— Start Information shown —

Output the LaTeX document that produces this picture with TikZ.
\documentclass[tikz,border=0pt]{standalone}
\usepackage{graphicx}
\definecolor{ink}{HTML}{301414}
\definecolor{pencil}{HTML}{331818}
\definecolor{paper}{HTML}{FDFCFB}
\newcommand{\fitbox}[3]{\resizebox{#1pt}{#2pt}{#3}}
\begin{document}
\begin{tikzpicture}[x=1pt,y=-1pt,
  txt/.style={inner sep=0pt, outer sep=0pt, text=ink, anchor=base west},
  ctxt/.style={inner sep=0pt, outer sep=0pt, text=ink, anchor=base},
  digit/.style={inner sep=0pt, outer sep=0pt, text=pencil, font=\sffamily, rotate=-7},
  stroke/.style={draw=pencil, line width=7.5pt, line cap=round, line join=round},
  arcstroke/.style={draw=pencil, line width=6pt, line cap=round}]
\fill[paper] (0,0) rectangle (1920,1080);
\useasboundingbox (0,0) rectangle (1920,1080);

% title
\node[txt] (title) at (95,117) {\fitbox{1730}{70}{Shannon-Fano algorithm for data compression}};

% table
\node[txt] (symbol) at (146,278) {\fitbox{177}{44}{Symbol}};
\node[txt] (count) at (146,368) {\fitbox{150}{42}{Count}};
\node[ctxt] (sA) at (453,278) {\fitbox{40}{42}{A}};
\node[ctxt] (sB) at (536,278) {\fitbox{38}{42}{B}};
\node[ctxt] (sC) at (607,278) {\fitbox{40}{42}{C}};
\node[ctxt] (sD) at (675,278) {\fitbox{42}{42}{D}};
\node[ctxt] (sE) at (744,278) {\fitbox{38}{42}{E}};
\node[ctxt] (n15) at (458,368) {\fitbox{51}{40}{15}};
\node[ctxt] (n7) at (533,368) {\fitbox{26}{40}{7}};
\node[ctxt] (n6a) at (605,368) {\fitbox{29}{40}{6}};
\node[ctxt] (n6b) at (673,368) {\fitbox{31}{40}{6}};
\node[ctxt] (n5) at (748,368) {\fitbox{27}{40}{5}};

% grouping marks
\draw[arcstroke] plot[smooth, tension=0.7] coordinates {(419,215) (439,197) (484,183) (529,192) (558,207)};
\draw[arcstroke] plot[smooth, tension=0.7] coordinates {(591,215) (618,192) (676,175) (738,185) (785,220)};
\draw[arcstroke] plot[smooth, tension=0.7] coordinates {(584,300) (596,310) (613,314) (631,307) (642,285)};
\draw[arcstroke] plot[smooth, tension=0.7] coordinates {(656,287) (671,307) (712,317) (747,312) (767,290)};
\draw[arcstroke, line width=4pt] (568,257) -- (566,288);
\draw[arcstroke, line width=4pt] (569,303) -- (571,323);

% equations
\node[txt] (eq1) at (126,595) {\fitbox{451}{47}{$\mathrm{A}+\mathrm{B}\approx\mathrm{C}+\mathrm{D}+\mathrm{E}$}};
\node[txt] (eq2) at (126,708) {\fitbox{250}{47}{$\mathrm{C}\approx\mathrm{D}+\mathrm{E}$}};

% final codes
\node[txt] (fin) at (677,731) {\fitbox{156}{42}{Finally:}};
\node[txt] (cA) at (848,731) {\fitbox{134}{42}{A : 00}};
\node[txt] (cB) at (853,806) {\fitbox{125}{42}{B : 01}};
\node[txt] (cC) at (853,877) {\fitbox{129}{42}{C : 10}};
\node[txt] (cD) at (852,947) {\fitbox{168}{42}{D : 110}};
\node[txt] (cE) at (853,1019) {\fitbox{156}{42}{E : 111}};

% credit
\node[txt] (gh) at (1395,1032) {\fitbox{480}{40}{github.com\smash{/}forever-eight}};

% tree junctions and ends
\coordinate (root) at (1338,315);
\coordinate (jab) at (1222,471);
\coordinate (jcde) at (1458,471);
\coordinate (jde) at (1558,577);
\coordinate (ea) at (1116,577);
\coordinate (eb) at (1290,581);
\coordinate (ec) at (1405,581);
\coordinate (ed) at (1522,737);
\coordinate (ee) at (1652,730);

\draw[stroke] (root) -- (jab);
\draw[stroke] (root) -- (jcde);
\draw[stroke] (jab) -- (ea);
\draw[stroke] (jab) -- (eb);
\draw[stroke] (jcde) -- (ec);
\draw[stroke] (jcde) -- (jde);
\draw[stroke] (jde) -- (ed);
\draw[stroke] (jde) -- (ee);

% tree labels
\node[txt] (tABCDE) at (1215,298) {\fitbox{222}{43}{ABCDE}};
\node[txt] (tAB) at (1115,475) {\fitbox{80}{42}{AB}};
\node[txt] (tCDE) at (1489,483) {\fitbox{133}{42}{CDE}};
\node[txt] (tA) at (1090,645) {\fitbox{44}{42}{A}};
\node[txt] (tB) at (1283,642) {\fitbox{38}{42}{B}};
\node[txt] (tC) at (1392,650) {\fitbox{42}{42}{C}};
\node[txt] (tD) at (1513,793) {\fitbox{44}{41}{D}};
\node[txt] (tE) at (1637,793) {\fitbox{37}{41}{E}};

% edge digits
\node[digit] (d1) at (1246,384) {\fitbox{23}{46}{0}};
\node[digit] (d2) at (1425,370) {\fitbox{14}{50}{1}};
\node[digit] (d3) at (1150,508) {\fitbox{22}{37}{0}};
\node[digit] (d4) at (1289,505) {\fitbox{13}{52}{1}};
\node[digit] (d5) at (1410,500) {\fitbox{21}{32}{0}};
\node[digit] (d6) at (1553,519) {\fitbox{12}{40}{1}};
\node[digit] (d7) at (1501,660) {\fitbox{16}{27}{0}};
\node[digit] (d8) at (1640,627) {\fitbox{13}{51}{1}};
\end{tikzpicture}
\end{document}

— End Information shown —
— Start Information shown —

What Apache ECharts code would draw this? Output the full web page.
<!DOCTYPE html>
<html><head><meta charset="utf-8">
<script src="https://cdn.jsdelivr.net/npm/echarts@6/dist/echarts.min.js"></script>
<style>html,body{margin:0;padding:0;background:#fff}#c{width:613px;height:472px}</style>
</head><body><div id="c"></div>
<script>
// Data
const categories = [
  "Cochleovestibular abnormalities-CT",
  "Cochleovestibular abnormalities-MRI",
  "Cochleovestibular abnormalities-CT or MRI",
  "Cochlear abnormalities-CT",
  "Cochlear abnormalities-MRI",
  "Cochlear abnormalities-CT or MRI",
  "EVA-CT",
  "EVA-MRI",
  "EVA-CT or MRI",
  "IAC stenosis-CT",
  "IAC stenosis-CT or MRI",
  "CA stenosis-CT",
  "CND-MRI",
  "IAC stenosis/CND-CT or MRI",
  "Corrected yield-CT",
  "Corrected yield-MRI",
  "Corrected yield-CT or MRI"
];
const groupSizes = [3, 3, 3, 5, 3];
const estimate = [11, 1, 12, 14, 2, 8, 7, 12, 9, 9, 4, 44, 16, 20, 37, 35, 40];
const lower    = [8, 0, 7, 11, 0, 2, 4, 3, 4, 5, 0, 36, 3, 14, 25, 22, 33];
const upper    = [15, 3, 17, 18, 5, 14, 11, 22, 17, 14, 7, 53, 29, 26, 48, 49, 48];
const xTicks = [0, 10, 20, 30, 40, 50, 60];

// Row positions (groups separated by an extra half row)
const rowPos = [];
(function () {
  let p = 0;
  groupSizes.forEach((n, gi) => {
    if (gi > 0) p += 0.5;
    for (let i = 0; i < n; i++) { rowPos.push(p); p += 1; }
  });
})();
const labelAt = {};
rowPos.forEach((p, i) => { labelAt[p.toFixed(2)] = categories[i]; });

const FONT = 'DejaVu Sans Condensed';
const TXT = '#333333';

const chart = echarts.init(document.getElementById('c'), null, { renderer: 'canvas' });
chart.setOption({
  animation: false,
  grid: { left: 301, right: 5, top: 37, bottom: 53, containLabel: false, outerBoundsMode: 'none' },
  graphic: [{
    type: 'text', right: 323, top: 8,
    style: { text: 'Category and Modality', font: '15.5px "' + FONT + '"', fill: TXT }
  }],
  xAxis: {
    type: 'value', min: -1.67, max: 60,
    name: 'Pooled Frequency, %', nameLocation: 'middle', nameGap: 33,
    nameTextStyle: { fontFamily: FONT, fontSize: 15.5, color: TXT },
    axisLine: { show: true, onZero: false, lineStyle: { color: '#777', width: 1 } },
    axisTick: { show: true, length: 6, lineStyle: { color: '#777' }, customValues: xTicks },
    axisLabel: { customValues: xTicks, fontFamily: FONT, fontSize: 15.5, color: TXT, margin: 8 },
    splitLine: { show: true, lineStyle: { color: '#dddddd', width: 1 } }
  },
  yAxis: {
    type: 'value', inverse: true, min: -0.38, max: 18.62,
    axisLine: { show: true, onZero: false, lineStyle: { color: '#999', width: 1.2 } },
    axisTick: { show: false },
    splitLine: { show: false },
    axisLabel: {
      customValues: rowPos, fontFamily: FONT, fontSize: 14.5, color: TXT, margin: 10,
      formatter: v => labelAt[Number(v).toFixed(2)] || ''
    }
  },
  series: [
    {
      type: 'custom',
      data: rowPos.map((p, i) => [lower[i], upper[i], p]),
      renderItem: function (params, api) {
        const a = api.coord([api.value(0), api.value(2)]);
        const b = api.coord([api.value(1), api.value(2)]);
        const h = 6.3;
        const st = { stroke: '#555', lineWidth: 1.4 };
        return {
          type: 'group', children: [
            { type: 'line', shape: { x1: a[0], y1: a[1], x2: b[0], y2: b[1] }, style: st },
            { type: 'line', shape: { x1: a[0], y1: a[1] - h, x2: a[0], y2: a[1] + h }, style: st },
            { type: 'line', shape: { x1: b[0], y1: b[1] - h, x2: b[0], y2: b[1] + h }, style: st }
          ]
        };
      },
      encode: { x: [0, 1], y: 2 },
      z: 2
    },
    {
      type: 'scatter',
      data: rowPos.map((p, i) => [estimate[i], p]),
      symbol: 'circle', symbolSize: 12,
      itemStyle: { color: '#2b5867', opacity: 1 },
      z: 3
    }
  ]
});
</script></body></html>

— End Information shown —

• _Work to complete_: Give again only the lines from the one bearing "Output the LaTeX" through the one bearing "(title) at (95,117)", exactly as they stand.

• _Answer in full_:
Output the LaTeX document that produces this picture with TikZ.
\documentclass[tikz,border=0pt]{standalone}
\usepackage{graphicx}
\definecolor{ink}{HTML}{301414}
\definecolor{pencil}{HTML}{331818}
\definecolor{paper}{HTML}{FDFCFB}
\newcommand{\fitbox}[3]{\resizebox{#1pt}{#2pt}{#3}}
\begin{document}
\begin{tikzpicture}[x=1pt,y=-1pt,
  txt/.style={inner sep=0pt, outer sep=0pt, text=ink, anchor=base west},
  ctxt/.style={inner sep=0pt, outer sep=0pt, text=ink, anchor=base},
  digit/.style={inner sep=0pt, outer sep=0pt, text=pencil, font=\sffamily, rotate=-7},
  stroke/.style={draw=pencil, line width=7.5pt, line cap=round, line join=round},
  arcstroke/.style={draw=pencil, line width=6pt, line cap=round}]
\fill[paper] (0,0) rectangle (1920,1080);
\useasboundingbox (0,0) rectangle (1920,1080);

% title
\node[txt] (title) at (95,117) {\fitbox{1730}{70}{Shannon-Fano algorithm for data compression}};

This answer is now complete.